Voters and lawmakers of all political stripes support an end to extreme partisan gerrymandering. This widespread opposition came to the fore in 2018 when large majorities of engaged voters passed numerous important anti-gerrymandering reforms in states as diverse as Utah, Colorado, and Michigan. But bipartisan opposition to political mapdrawing has deep roots.
For decades, lawmakers from both parties have condemned extreme partisan gerrymandering. Critiques from both sides of the aisle have focused on gerrymandering’s fundamentally antidemocratic and divisive qualities.

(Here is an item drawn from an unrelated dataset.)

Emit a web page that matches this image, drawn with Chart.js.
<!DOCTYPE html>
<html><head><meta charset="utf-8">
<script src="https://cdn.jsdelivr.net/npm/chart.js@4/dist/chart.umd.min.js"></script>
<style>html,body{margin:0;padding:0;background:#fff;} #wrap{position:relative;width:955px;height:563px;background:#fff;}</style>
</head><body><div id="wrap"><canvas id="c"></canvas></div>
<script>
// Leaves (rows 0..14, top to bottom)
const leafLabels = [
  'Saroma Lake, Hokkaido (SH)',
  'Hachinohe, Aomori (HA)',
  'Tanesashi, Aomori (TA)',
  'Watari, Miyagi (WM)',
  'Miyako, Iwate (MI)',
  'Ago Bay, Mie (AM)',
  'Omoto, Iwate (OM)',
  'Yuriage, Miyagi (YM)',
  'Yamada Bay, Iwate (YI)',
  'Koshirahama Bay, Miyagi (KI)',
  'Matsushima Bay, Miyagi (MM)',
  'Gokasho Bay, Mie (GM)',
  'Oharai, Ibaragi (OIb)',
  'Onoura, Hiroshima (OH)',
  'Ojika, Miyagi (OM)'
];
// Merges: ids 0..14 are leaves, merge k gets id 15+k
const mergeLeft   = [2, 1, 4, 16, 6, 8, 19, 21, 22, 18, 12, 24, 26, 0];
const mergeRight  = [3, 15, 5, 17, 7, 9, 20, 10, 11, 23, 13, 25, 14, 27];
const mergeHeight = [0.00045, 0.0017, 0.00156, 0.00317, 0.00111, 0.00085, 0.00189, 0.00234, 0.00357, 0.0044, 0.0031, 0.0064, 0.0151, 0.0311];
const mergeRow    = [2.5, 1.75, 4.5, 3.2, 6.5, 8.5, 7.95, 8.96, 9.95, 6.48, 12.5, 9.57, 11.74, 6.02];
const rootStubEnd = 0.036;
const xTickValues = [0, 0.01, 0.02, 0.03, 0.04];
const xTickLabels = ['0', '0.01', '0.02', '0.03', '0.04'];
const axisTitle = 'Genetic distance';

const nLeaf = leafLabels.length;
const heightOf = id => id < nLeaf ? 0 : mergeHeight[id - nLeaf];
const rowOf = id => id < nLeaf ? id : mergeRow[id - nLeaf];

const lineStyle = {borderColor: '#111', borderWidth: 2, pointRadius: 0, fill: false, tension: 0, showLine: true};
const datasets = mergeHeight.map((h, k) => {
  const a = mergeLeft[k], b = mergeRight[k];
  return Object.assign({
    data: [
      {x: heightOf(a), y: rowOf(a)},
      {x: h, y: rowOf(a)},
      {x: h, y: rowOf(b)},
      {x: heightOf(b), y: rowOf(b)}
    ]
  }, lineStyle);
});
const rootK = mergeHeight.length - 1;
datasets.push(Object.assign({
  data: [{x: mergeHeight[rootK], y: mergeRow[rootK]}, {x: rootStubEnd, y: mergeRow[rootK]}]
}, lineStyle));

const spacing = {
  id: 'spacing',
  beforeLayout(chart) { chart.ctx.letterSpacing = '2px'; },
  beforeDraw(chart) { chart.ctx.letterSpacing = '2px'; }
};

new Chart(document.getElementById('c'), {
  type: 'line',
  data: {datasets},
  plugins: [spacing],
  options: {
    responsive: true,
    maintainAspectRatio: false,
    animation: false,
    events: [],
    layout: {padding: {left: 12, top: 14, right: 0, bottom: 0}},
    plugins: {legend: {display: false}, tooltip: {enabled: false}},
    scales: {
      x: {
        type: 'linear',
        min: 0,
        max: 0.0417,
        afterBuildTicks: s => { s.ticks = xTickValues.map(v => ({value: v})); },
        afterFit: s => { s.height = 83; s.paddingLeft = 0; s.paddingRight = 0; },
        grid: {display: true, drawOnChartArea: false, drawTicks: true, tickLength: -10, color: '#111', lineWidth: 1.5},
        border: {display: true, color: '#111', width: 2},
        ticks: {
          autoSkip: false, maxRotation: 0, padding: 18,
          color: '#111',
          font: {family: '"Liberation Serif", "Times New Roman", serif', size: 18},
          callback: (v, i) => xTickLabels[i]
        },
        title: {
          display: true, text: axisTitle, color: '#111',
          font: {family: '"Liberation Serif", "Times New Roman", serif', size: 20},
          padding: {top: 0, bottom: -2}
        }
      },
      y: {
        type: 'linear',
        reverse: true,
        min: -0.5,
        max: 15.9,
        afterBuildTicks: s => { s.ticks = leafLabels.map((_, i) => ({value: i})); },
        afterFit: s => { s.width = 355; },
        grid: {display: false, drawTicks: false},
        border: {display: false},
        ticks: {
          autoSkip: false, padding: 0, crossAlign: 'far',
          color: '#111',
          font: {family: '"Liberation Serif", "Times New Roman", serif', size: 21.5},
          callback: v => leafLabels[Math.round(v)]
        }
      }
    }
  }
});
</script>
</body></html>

“That’s all we’re asking for: an end to the antidemocratic and un-American practice of gerrymandering congressional districts . . . The fact is gerrymandering has become a national scandal.” – President Ronald Reagan (R)
“We’ve got to end the practice of drawing our congressional districts so that politicians can pick their voters, and not the other way around. Let a bipartisan group do it.” – President Barack Obama (D)

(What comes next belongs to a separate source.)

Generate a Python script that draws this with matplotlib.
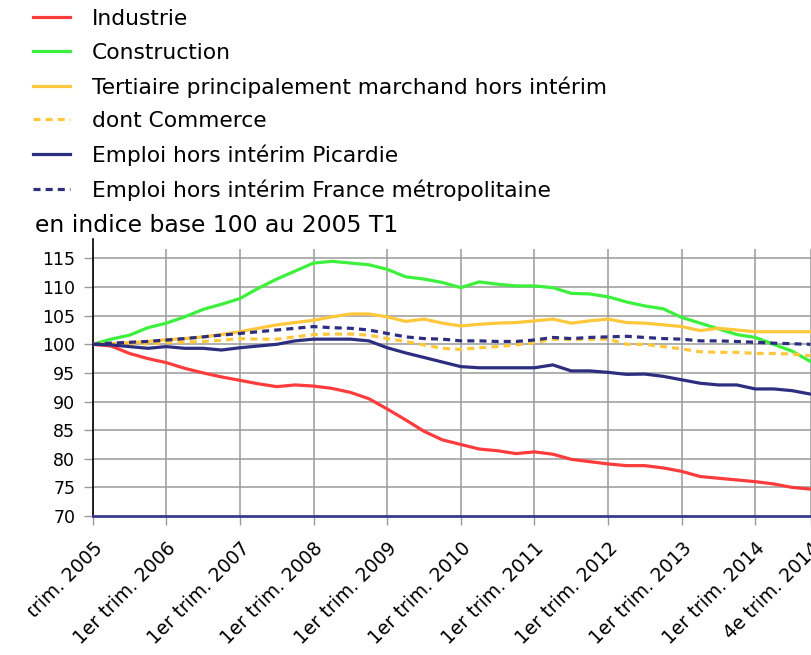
import numpy as np
import matplotlib
matplotlib.use("Agg")
import matplotlib.pyplot as plt
from matplotlib.transforms import Bbox, TransformedBbox

# quarterly index, base 100 = 2005 T1 (2005 T1 .. 2014 T4)
years = list(range(2005, 2015))
tick_labels = [f"1er trim. {y}" for y in years] + ["4e trim. 2014"]

industrie = [100, 99.7, 98.4, 97.5, 96.8, 95.8, 95.0, 94.3, 93.7, 93.1,
             92.6, 92.9, 92.7, 92.3, 91.6, 90.5, 88.7, 86.8, 84.8, 83.3,
             82.5, 81.7, 81.4, 80.9, 81.2, 80.8, 79.9, 79.5, 79.1, 78.8,
             78.8, 78.4, 77.8, 76.9, 76.6, 76.3, 76.0, 75.6, 75.0, 74.7]

construction = [100, 100.9, 101.6, 102.9, 103.7, 104.8, 106.1, 107.0, 108.0, 109.8,
                111.4, 112.8, 114.2, 114.5, 114.2, 113.9, 113.1, 111.8, 111.4, 110.8,
                109.9, 110.9, 110.5, 110.2, 110.2, 109.9, 108.9, 108.8, 108.3, 107.4,
                106.7, 106.2, 104.7, 103.7, 102.7, 101.7, 101.2, 100.0, 98.8, 97.0]

tertiaire = [100, 100.1, 100.3, 100.5, 100.8, 101.0, 101.3, 101.7, 102.2, 102.8,
             103.4, 103.8, 104.2, 104.8, 105.3, 105.3, 104.8, 104.0, 104.4, 103.7,
             103.2, 103.5, 103.7, 103.8, 104.1, 104.4, 103.7, 104.1, 104.4, 103.8,
             103.7, 103.4, 103.1, 102.4, 102.8, 102.5, 102.2, 102.2, 102.2, 102.2]

commerce = [100, 100.1, 100.2, 100.1, 100.3, 100.4, 100.5, 100.7, 101.0, 100.9,
            100.9, 101.3, 101.7, 101.8, 101.8, 101.6, 101.0, 100.5, 99.9, 99.3,
            99.1, 99.4, 99.6, 99.9, 100.3, 100.9, 100.8, 100.9, 100.9, 100.0,
            100.0, 99.6, 99.2, 98.7, 98.6, 98.6, 98.4, 98.4, 98.3, 98.0]

picardie = [100, 99.9, 99.6, 99.3, 99.6, 99.3, 99.3, 99.0, 99.4, 99.7,
            100.0, 100.6, 100.9, 100.9, 100.9, 100.6, 99.4, 98.5, 97.7, 96.9,
            96.1, 95.9, 95.9, 95.9, 95.9, 96.4, 95.35, 95.35, 95.1, 94.75,
            94.8, 94.4, 93.8, 93.2, 92.9, 92.9, 92.2, 92.2, 91.9, 91.3]

france = [100, 100.2, 100.35, 100.5, 100.75, 101.0, 101.3, 101.6, 101.9, 102.2,
          102.5, 102.8, 103.1, 102.9, 102.8, 102.5, 101.9, 101.3, 101.0, 100.9,
          100.6, 100.6, 100.5, 100.5, 100.75, 101.2, 101.0, 101.2, 101.3, 101.4,
          101.2, 101.0, 100.9, 100.6, 100.6, 100.5, 100.35, 100.2, 100.1, 100.0]

x = np.arange(len(industrie))
tick_pos = list(range(0, 40, 4)) + [39]

red = "#ff3c3c"
green = "#3cf03c"
yellow = "#ffc83c"
navy = "#2e2e80"

plt.rcParams["font.family"] = ["DejaVu Sans"]

fig = plt.figure(figsize=(8.12, 6.55), dpi=100)
ax = fig.add_axes([92.7 / 812, 1 - 516 / 655, 1 - 92.7 / 812 - 1.5 / 812, (516 - 239) / 655])

ax.set_xlim(0, 39)
ax.set_ylim(70, 118.4)

# grid
for yv in range(75, 120, 5):
    ax.axhline(yv, color="#9a9a9a", lw=1.1, zorder=1)
ax.vlines(tick_pos, 70, 116.6, color="#9a9a9a", lw=1.1, zorder=1)

lw = 2.3
dash = (0, (2.2, 1.6))
ax.plot(x, industrie, color=red, lw=lw, label="Industrie", zorder=3)
ax.plot(x, construction, color=green, lw=lw, label="Construction", zorder=3)
ax.plot(x, tertiaire, color=yellow, lw=lw,
        label="Tertiaire principalement marchand hors intérim", zorder=3)
ax.plot(x, commerce, color=yellow, lw=lw, ls=dash,
        label="dont Commerce", zorder=3)
ax.plot(x, picardie, color=navy, lw=lw, label="Emploi hors intérim Picardie", zorder=3)
ax.plot(x, france, color=navy, lw=lw, ls=dash,
        label="Emploi hors intérim France métropolitaine", zorder=3)

for s in ["top", "right"]:
    ax.spines[s].set_visible(False)
ax.spines["left"].set_color("black")
ax.spines["left"].set_linewidth(1.2)
ax.spines["bottom"].set_color("#3a3a90")
ax.spines["bottom"].set_linewidth(2)
ax.spines["bottom"].set_zorder(4)

ax.set_yticks(range(70, 120, 5))
ax.tick_params(axis="y", length=6.5, width=1, color="#9a9a9a", pad=6, labelsize=12.5)
ax.set_xticks(tick_pos)
ax.set_xticklabels(tick_labels, rotation=45, ha="right", rotation_mode="anchor",
                   fontsize=13.5)
ax.tick_params(axis="x", length=6.5, width=1, color="#9a9a9a", pad=10)

# the first label is cut at the chart's left border in the original
clip = TransformedBbox(Bbox([[28 / 812, 0], [1, 1]]), fig.transFigure)
for lbl in ax.get_xticklabels():
    lbl.set_clip_box(clip)
    lbl.set_clip_on(True)

fig.legend(loc="upper left", bbox_to_anchor=(33 / 812, 1 - 9 / 655),
           frameon=False, fontsize=15.7, handlelength=1.7, handletextpad=1.0,
           labelspacing=0.62, borderpad=0, borderaxespad=0)

fig.text(35 / 812, 1 - 225 / 655, "en indice base 100 au 2005 T1",
         fontsize=16.9, va="center", ha="left")

fig.savefig("out.png", dpi=100)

“We’ve been drawing lines for political reasons all the way back to 1812. But I think it’s wrong. I think it leads to bad government.” - Former House Speaker Newt Gingrich (R)

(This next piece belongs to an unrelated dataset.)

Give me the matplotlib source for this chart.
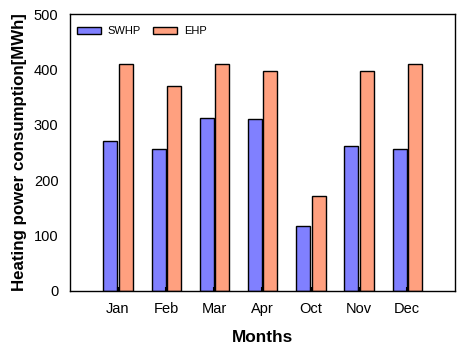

“Gerrymandering has completely broken our political system.” – Former California Governor Arnold Schwarzenegger (R)
“American deserve better. Congressional representation should not be a political blood sport that protects incumbents, disenfranchises legitimate interests, and allows people to achieve with surgical reappointment what they couldn’t do honestly at the ballot box.” – Congressman Earl Blumenauer (D-OR)
Lawmakers backed up their words with action in 2017 when the Supreme Court last considered the issue, with leading Republicans and Democrats joining together to call on the Court to ban extreme gerrymandering. The late Senator John McCain and Senator Sheldon Whitehouse filed a brief in support of the Democratic voters challenging Wisconsin’s map, calling partisan gerrymandering “a tool for powerful interests to distort the democratic process.” Likewise, dozens of current and former federal and state legislators from both parties and several leading Republican governors signed forceful briefs condemning the worst abuses of our redistricting system.
Public opinion polling over the last decade shows that the American people feel similarly to their elected representatives. Polls from both 2017 and 2019 showed over 70 percent of voters from all parties agree the Supreme Court should place limits on gerrymandering. The 2019 poll also revealed that over 55 percent of all voters who have a partisan affiliation have unfavorable views of the practice.
Opinion polls were backed up by citizen and legislative action in 2018: five states across the country passed redistricting reforms, three of which were adopted through citizen-led ballot initiatives. All five initiatives had bipartisan support, with over 60 percent Republican support in four states. In Ohio, for example, the state’s constitutional amendment banning partisan gerrymandering won 75 percent of the statewide vote, majority support in all 88 counties, and supermajorities in each congressional district.